Published online by Cambridge University Press: 05 June 2012
An observer viewing world Jewry in the year 1000 would have readily discerned an obvious Jewish demographic distribution and an equally obvious configuration of Jewish creativity. The oldest, largest, and most creative Jewish communities were located in the Muslim sphere, stretching from Mesopotamia westward through the eastern littoral of the Mediterranean Sea, across North Africa, and over onto the Iberian peninsula. Somewhat smaller, but still sizeable and venerable were the Jewish communities of the Byzantine Empire.

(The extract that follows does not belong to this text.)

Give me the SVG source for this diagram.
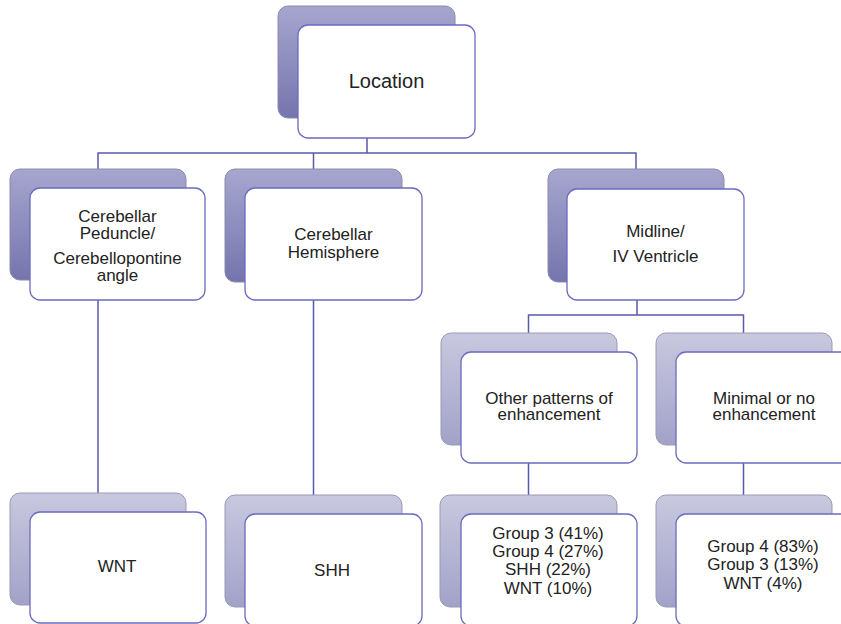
<svg xmlns="http://www.w3.org/2000/svg" width="841" height="624" viewBox="0 0 841 624">
<defs>
<linearGradient id="gDark" x1="0" y1="0" x2="0" y2="1">
<stop offset="0" stop-color="#a6a6cf"/>
<stop offset="1" stop-color="#7575ae"/>
</linearGradient>
<linearGradient id="gLight" x1="0" y1="0" x2="0" y2="1">
<stop offset="0" stop-color="#c8c8df"/>
<stop offset="1" stop-color="#a2a2c9"/>
</linearGradient>
</defs>
<style>
.bd{fill:url(#gDark);stroke:#8a8aa8;stroke-width:1}
.bl{fill:url(#gLight);stroke:#9a9ab4;stroke-width:1}
.f{fill:#ffffff;stroke:#6b6bc0;stroke-width:1.3}
.c{fill:none;stroke:#5a5aaa;stroke-width:1.5}
text{font-family:"Liberation Sans",Arial,sans-serif;font-size:17px;fill:#222222;text-anchor:middle}
.big{font-size:20px}
</style>
<rect width="841" height="624" fill="#ffffff"/>
<g id="connectors">
<path class="c" d="M367,138 V153 M98,169 V153 H636 V169 M313.5,153 V169"/>
<path class="c" d="M98,300 V493 M313.5,300 V495"/>
<path class="c" d="M637,300 V315 M528.5,333 V315 H743.5 V333"/>
<path class="c" d="M528.5,463 V495 M743.5,463 V495"/>
</g>
<g id="location">
<rect class="bd" x="278" y="6" width="177" height="112" rx="10"/>
<rect class="f" x="298" y="25" width="177" height="113" rx="10"/>
<text class="big" x="386.5" y="88">Location</text>
</g>
<g id="peduncle">
<rect class="bd" x="10" y="169" width="176" height="111" rx="10"/>
<rect class="f" x="30" y="188" width="175" height="112" rx="10"/>
<text x="117.5" y="222">Cerebellar</text>
<text x="117.5" y="239">Peduncle/</text>
<text x="117.5" y="264">Cerebellopontine</text>
<text x="117.5" y="281">angle</text>
</g>
<g id="hemisphere">
<rect class="bd" x="225" y="169" width="177" height="113" rx="10"/>
<rect class="f" x="245" y="188" width="177" height="112" rx="10"/>
<text x="333.5" y="240">Cerebellar</text>
<text x="333.5" y="258">Hemisphere</text>
</g>
<g id="midline">
<rect class="bd" x="548" y="169" width="176" height="113" rx="10"/>
<rect class="f" x="567" y="189" width="177" height="111" rx="10"/>
<text x="655.5" y="237">Midline/</text>
<text x="655.5" y="262">IV Ventricle</text>
</g>
<g id="other-patterns">
<rect class="bl" x="441" y="333" width="176" height="112" rx="10"/>
<rect class="f" x="461" y="352" width="176" height="111" rx="10"/>
<text x="549" y="404">Other patterns of</text>
<text x="549" y="420">enhancement</text>
</g>
<g id="minimal">
<rect class="bl" x="656" y="333" width="176" height="112" rx="10"/>
<rect class="f" x="676" y="352" width="176" height="111" rx="10"/>
<text x="764" y="404">Minimal or no</text>
<text x="764" y="420">enhancement</text>
</g>
<g id="wnt">
<rect class="bl" x="10" y="493" width="176" height="112" rx="10"/>
<rect class="f" x="30" y="512" width="176" height="111" rx="10"/>
<text x="117" y="572">WNT</text>
</g>
<g id="shh">
<rect class="bl" x="225" y="495" width="177" height="112" rx="10"/>
<rect class="f" x="245" y="514" width="177" height="112" rx="10"/>
<text x="332" y="576">SHH</text>
</g>
<g id="groups-other">
<rect class="bl" x="440" y="495" width="177" height="112" rx="10"/>
<rect class="f" x="461" y="514" width="176" height="112" rx="10"/>
<text x="548" y="539">Group 3 (41%)</text>
<text x="548" y="557">Group 4 (27%)</text>
<text x="548" y="575">SHH (22%)</text>
<text x="548" y="594">WNT (10%)</text>
</g>
<g id="groups-minimal">
<rect class="bl" x="656" y="495" width="176" height="112" rx="10"/>
<rect class="f" x="676" y="514" width="176" height="112" rx="10"/>
<text x="763" y="552">Group 4 (83%)</text>
<text x="763" y="570">Group 3 (13%)</text>
<text x="763" y="589">WNT (4%)</text>
</g>
</svg>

Our putative observer might have noted, as an afterthought, the small Jewish settlements in western Christendom, huddled along the northern shores of the Mediterranean Sea, in Italy, southern France, and northern Spain; he might have – reasonably enough – not even bothered to mention them, for they would hardly have seemed worthy of serious attention.
Our observer would almost certainly have known that this pattern of Jewish demography and creativity had been established more than a thousand years earlier, long before the rise of Islam to its position of power during the seventh century. He would have been aware that, subsequent to the exile of the Jews from their homeland in the sixth pre-Christian century, two major centers of Jewish life had emerged, one as the result of Jewish resettlement in Palestine and the other as a result of the decision of Jews to secure for themselves a permanent place in Mesopotamia.